Friday, September 13, 2013
There's something about a pie. It's homey. Nostalgic. Comforting. The cozy interior of Hoosier Mama Pie Company is tiny: a couple of tables and chairs, an old sea-foam green dresser serving as a checkout counter, and a display case full of pie. But it's where I want to go when my spirits need lifting. I made my husband take me there after some careless knife handling necessitated a trip to the emergency room a few years ago. I sat there with my mom, sharing buttery pie and hot coffee after I found out I had lost a baby, only 8 weeks into my first pregnancy, almost exactly two years ago.
Paula Haney's new cookbook, The Hoosier Mama Book of Pie, is a veritable encyclopedia of pie knowledge. Step-by-step photos of important, hard-to-describe processes (pie crust, anyone?), funny stories, and page after page of fantastic recipes. Pear-raspberry was the first one to jump out at me, because the window for both fruits at the farmers market is happening right now. I know it won't come as a shock to you that I love to cook, and that time in the kitchen is relaxing and very rewarding for me, but making a pie is a special sort of culinary meditation. Mix the dough. Wait. Roll out the dough and shape it into a crust. Peel and slice the fruit. Toss. Wait. Bake for a long time. Wait. Wait. Slice and eat. It's almost a full day from start to finish, and so worth it. Every step is magic. And then, of course, there's pie for breakfast the next day: one of the highest pleasures in this life.
from The Hoosier Mama Book of Pie
Make sure to use soft, really ripe pears. I didn't, and while the flavor was still amazing, the pears were a little crunchy. This recipe is printed as is from the cookbook. I'm not going to print any other recipes from this book, and I'm not including the crust recipe, because I think you should just go buy it. It's awesome. Go.
1 9-inch double-crust pie dough (preferably from page 24 of the cookbook linked above)

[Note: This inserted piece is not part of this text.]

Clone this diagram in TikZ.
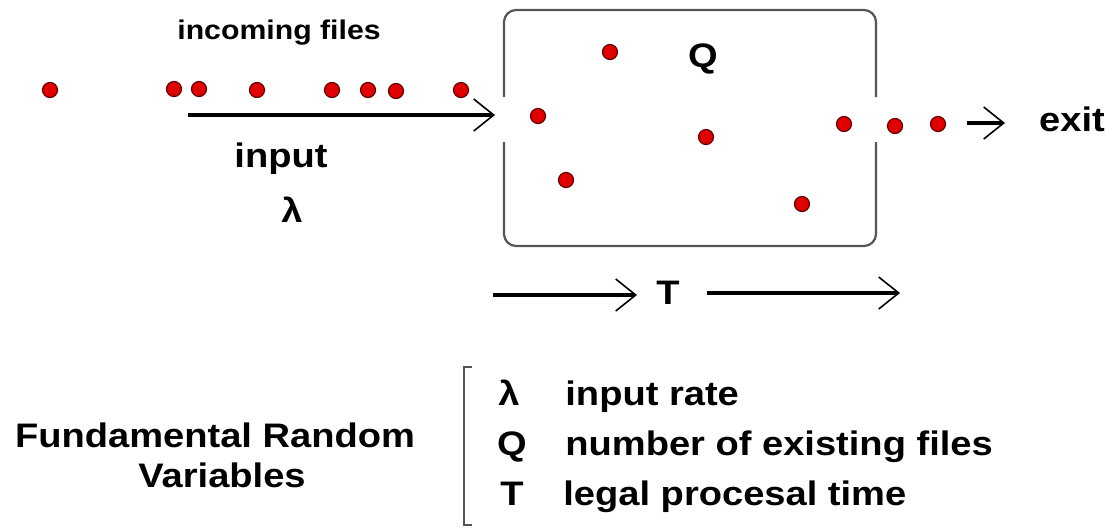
\documentclass[tikz,border=0pt]{standalone}
\usepackage{fontspec}
\setmainfont{Liberation Sans}[FakeStretch=1.12]
\usetikzlibrary{arrows.meta}

\definecolor{filered}{RGB}{225,0,0}
\definecolor{fileedge}{RGB}{100,0,0}
\definecolor{boxgray}{RGB}{85,85,85}

\begin{document}
\begin{tikzpicture}[x=0.5pt, y=-0.5pt, >={Straight Barb[length=10pt, width=16pt, line width=0.8pt]},
    every node/.style={inner sep=0pt},
    file/.style={circle, draw=fileedge, fill=filered, line width=0.6pt, minimum size=7.5pt},
    flow/.style={->, line width=2.4pt},
    big/.style={font=\fontsize{17}{20}\selectfont\bfseries},
    small/.style={font=\fontsize{13.5}{16}\selectfont\bfseries}]
    \useasboundingbox (0,0) rectangle (1116,527);

    % files waiting outside
    \node[file] (w1) at (50,90) {};
    \node[file] (w2) at (174,89) {};
    \node[file] (w3) at (199,89) {};
    \node[file] (w4) at (257,90) {};
    \node[file] (w5) at (332,90) {};
    \node[file] (w6) at (368,90) {};
    \node[file] (w7) at (396,91) {};
    \node[file] (w8) at (461,90) {};
    \node[small] (incoming) at (279,33) {incoming files};

    % the queue
    \draw[boxgray, line width=1.1pt, rounded corners=6pt] (504,97) -- (504,10) -- (876,10) -- (876,97);
    \draw[boxgray, line width=1.1pt, rounded corners=6pt] (504,142) -- (504,246) -- (876,246) -- (876,142);
    \node[big, anchor=base] (Q) at (703,67) {Q};
    \node[file] (q1) at (610,52) {};
    \node[file] (q2) at (538,116) {};
    \node[file] (q3) at (566,180) {};
    \node[file] (q4) at (706,137) {};
    \node[file] (q5) at (802,204) {};

    % files leaving
    \node[file] (x1) at (844,124) {};
    \node[file] (x2) at (895,126) {};
    \node[file] (x3) at (938,124) {};
    \coordinate (exitA) at (967,123);
    \coordinate (exitB) at (1005,123);
    \draw[flow] (exitA) -- (exitB);
    \node[big, anchor=base] (exit) at (1072,131) {exit};

    % input
    \coordinate (inA) at (188,115);
    \coordinate (inB) at (495,115);
    \draw[flow] (inA) -- (inB);
    \node[big, anchor=base] (input) at (281,167) {input};
    \node[big, anchor=base] (lambda) at (292,222) {λ};

    % time in the system
    \coordinate (tA) at (493,295);
    \coordinate (tB) at (637,295);
    \coordinate (tC) at (707,293);
    \coordinate (tD) at (900,293);
    \draw[flow] (tA) -- (tB);
    \draw[flow] (tC) -- (tD);
    \node[big, anchor=base] (T) at (668,304) {T};

    % legend
    \node[big, anchor=base] (frv1) at (215,447) {Fundamental Random};
    \node[big, anchor=base] (frv2) at (222,487) {Variables};
    \draw[boxgray, line width=0.8pt] (472,367) -- (464,367) -- (464,525) -- (472,525);
    \node[big, anchor=base] (symL) at (509,405) {λ};
    \node[big, anchor=base] (symQ) at (512,455) {Q};
    \node[big, anchor=base] (symT) at (512,505) {T};
    \node[big, anchor=base west] (txtL) at (565,405) {input rate};
    \node[big, anchor=base west] (txtQ) at (565,455) {number of existing files};
    \node[big, anchor=base west] (txtT) at (563,505) {legal procesal time};
\end{tikzpicture}
\end{document}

5 cups ripe pears, peeled, cored, and chopped into bite-size pieces
2 cups raspberries
1 tablespoon fresh lemon juice
3/4 cup granulated sugar
2 1/2 tablespoons cornstarch
1/4 teaspoon ground ginger
pinch kosher salt
Place the pears, raspberries, and lemon juice in a medium bowl. Do not mix. Place the sugar, cornstarch, ginger, and salt in a small bowl and whisk until thoroughly combined. Gently fold the dry ingredients into the fruit, until most of the mixture is absorbed. Take care not to break up the raspberries. Sprinkle Crust Dust (a mixture of equal parts flour and sugar, designed to absorb some of the fruit juice and ensure a not-soggy bottom crust) into the empty pie shell. Pile the fruit into the shell and smooth the top with a spatula. Finish the pie with a lattice top, and freeze for at least 20 minutes.
Preheat the oven to 400 degrees. Brush the lattice with Pie Wash (equal parts cream and whole milk) - be amazed at how easily you can brush a slightly frozen pie crust without smashing it - and sprinkle liberally with coarse-grained sugar. Bake for 60-80 minutes, rotating 180 degrees every 20 minutes, until the crust is dark golden brown and the juices are bubbling thickly. Cool for at least 2 hours before slicing.